Les précisions de sources diplomatiques françaises

Lors de la cérémonie de remise du Livre blanc sur le massacre de Thiaroye, le président de la République, Bassirou Diomaye Faye, a magnifié le travail qui a été réalisé par le Comité de commémoration, tout en regrettant un déficit de collaboration de la France dans la mise à disposition de certaines archives. EnQuête a contacté des sources officielles françaises pour en savoir plus.
« Nous prenons acte de la remise au président Faye d’un Livre blanc sur l’établissement des faits par le président du comité de commémoration mis en place par les autorités sénégalaises ; livre blanc dont nous allons prendre connaissance. » C’est en ces termes que les sources officielles françaises ont réagi aux interpellations d’EnQuête, suite à la cérémonie de présentation dudit livre.
À propos des déclarations du président sénégalais sur le déficit de coopération de la France, nos interlocuteurs précisent : « La France a engagé un dialogue mémoriel avec le Sénégal et est prête à traiter de tous les sujets, y compris des plus difficiles. Le massacre de Thiaroye, qui s’inscrit dans l’histoire des tirailleurs sénégalais, en fait partie. »
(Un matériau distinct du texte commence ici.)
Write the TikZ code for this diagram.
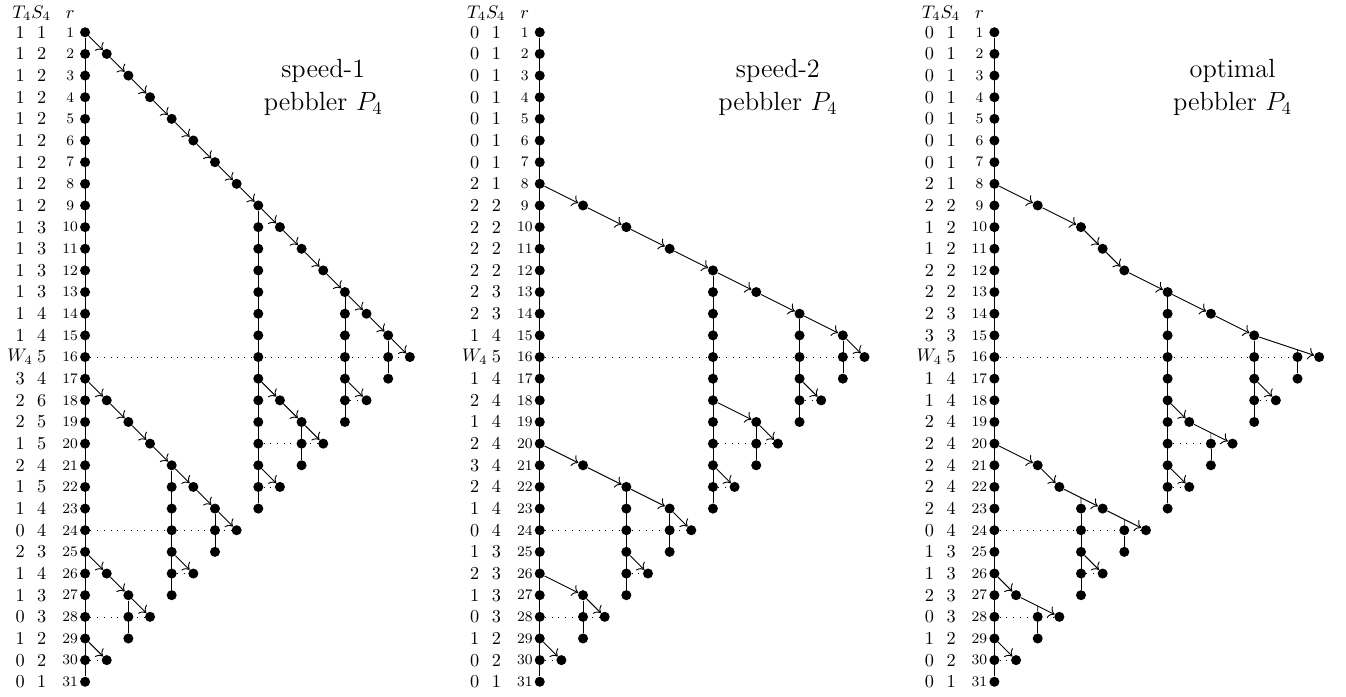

Nos sources sont également revenues sur les actes qui ont été posés dans ce dossier par le gouvernement français. « Le président de la République française a reconnu la réalité de ce massacre dans un courrier adressé au président sénégalais Bassirou Diomaye Faye le 28 novembre 2024, reconnaissance réitérée lors du discours prononcé par le ministre Jean-Noël Barrot lors des commémorations du 80e anniversaire du massacre, le 1er décembre 2024, à Thiaroye. »
Dans le même sillage, nos interlocuteurs rapportent que, sur demande de la partie sénégalaise, une délégation du Comité de commémoration a bien été accueillie en France, dans le cadre de leurs travaux. « Nous avons accueilli du 19 au 27 novembre 2024, à la demande des autorités sénégalaises, une délégation d’historiens et d’archivistes sénégalais pour travailler sur les archives que notre pays détient sur ce sujet, dans un esprit de transparence », rapportent les sources diplomatiques.
Cette mission, à en croire nos interlocuteurs, se voulait la première étape d’un travail scientifique et collaboratif réunissant des chercheurs de tous horizons. Ce travail devant permettre d’avancer dans la connaissance commune des faits. « Depuis cette mission, nous n’avons pas reçu de demande officielle de l’État sénégalais sollicitant l’accès à d’autres archives existantes et identifiées », ont précisé nos sources qui ajoutent : « Nous entendons poursuivre ce dialogue mémoriel avec le Sénégal dans un esprit de collaboration scientifique ouverte, constructive et sereine. »
Interpellé par l’Agence France-Presse, le ministre des Affaires étrangères Jean-Noël Barrot est revenu sur sa participation l’année dernière aux commémorations avant de réaffirmer la volonté de la France de coopérer.
La France, pour lui, ne détourne pas les yeux de sa propre histoire. Elle a engagé avec le Sénégal, mais aussi avec d'autres pays africains, un travail de mémoire. À propos du Livre blanc, il déclare : « Nous allons prendre connaissance de ce rapport et nous nous tenons prêts à coopérer avec le Sénégal, les autorités sénégalaises le savent, pour que les travaux de recherche puissent éclairer ce qui s’est passé ce jour-là. »
Pour rappel, recevant le Livre blanc avant-hier au Palais de la République, le président Bassirou Diomaye Faye a fait part de son amertume par rapport au déficit de coopération de la partie française. « [...] Je dois cependant exprimer, avec une certaine amertume, que la coopération attendue de la République française dans la mise à disposition complète des archives n’a pas toujours été à la hauteur de nos espérances », a regretté le chef de l’État.
Cette réserve, selon lui, n’a en rien entamé la détermination du gouvernement sénégalais à faire toute la lumière sur cette tragédie dans la collaboration avec l’ancienne puissance coloniale.
Pour le président Faye, ce travail symbolise la volonté d’un État qui interroge son passé, éclaire sa mémoire et revendique, par la connaissance, le droit imprescriptible à la justice et à la dignité humaine.